Rows from a dataset of charts and code:
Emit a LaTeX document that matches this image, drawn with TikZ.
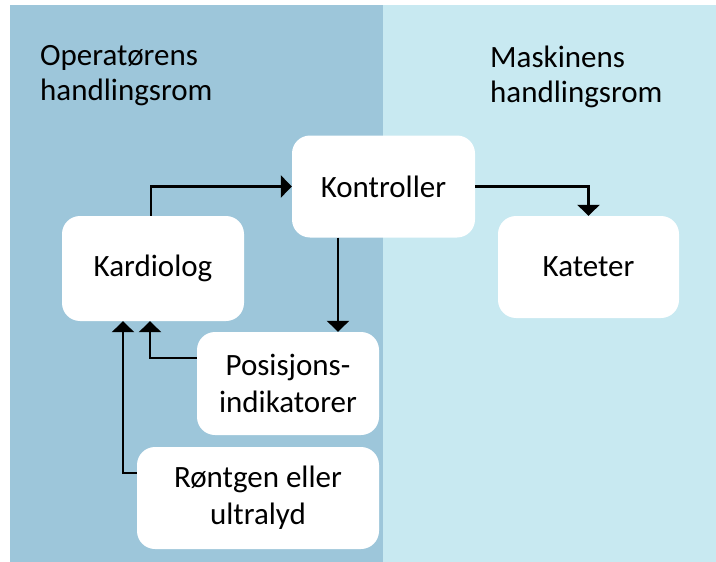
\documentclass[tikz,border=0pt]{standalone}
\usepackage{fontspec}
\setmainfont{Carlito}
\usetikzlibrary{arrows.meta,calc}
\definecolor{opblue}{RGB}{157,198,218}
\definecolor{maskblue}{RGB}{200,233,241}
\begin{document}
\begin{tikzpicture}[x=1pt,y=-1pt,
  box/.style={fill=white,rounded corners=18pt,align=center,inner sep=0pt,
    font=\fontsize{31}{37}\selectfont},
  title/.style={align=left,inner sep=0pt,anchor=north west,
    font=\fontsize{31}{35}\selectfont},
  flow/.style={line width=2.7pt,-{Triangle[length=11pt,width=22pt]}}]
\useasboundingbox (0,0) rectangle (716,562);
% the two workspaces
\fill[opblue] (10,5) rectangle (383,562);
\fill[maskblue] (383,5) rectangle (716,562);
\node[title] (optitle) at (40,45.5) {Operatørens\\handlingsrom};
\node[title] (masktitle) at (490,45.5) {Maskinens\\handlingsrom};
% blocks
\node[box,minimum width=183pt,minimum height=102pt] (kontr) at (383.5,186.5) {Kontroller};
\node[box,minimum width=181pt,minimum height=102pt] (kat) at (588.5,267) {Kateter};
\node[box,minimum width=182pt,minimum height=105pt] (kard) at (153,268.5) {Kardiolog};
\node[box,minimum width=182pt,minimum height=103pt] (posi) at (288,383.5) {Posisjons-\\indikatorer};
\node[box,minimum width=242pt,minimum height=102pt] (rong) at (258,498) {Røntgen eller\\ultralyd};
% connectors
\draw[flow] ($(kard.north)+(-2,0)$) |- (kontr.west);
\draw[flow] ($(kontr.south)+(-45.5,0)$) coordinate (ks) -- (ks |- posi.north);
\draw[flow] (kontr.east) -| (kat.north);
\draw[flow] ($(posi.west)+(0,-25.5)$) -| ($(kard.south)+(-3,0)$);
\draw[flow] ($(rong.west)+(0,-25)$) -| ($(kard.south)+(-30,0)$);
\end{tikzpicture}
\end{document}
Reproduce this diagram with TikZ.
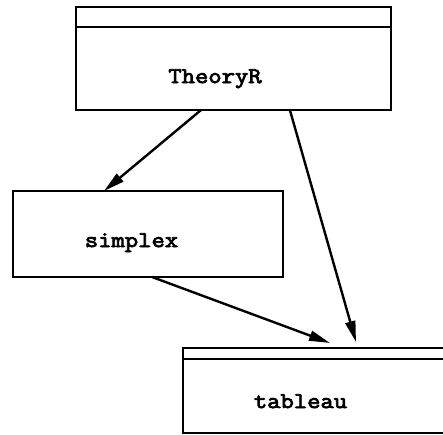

Set task: Quote everything in the listing above exactly; pictures are the only thing to omit.

The response:
Emit a LaTeX document that matches this image, drawn with TikZ.
\documentclass[tikz,border=0pt]{standalone}
\usepackage{fontspec}
\setmainfont{Carlito}
\usetikzlibrary{arrows.meta,calc}
\definecolor{opblue}{RGB}{157,198,218}
\definecolor{maskblue}{RGB}{200,233,241}
\begin{document}
\begin{tikzpicture}[x=1pt,y=-1pt,
  box/.style={fill=white,rounded corners=18pt,align=center,inner sep=0pt,
    font=\fontsize{31}{37}\selectfont},
  title/.style={align=left,inner sep=0pt,anchor=north west,
    font=\fontsize{31}{35}\selectfont},
  flow/.style={line width=2.7pt,-{Triangle[length=11pt,width=22pt]}}]
\useasboundingbox (0,0) rectangle (716,562);
% the two workspaces
\fill[opblue] (10,5) rectangle (383,562);
\fill[maskblue] (383,5) rectangle (716,562);
\node[title] (optitle) at (40,45.5) {Operatørens\\handlingsrom};
\node[title] (masktitle) at (490,45.5) {Maskinens\\handlingsrom};
% blocks
\node[box,minimum width=183pt,minimum height=102pt] (kontr) at (383.5,186.5) {Kontroller};
\node[box,minimum width=181pt,minimum height=102pt] (kat) at (588.5,267) {Kateter};
\node[box,minimum width=182pt,minimum height=105pt] (kard) at (153,268.5) {Kardiolog};
\node[box,minimum width=182pt,minimum height=103pt] (posi) at (288,383.5) {Posisjons-\\indikatorer};
\node[box,minimum width=242pt,minimum height=102pt] (rong) at (258,498) {Røntgen eller\\ultralyd};
% connectors
\draw[flow] ($(kard.north)+(-2,0)$) |- (kontr.west);
\draw[flow] ($(kontr.south)+(-45.5,0)$) coordinate (ks) -- (ks |- posi.north);
\draw[flow] (kontr.east) -| (kat.north);
\draw[flow] ($(posi.west)+(0,-25.5)$) -| ($(kard.south)+(-3,0)$);
\draw[flow] ($(rong.west)+(0,-25)$) -| ($(kard.south)+(-30,0)$);
\end{tikzpicture}
\end{document}
Reproduce this diagram with TikZ.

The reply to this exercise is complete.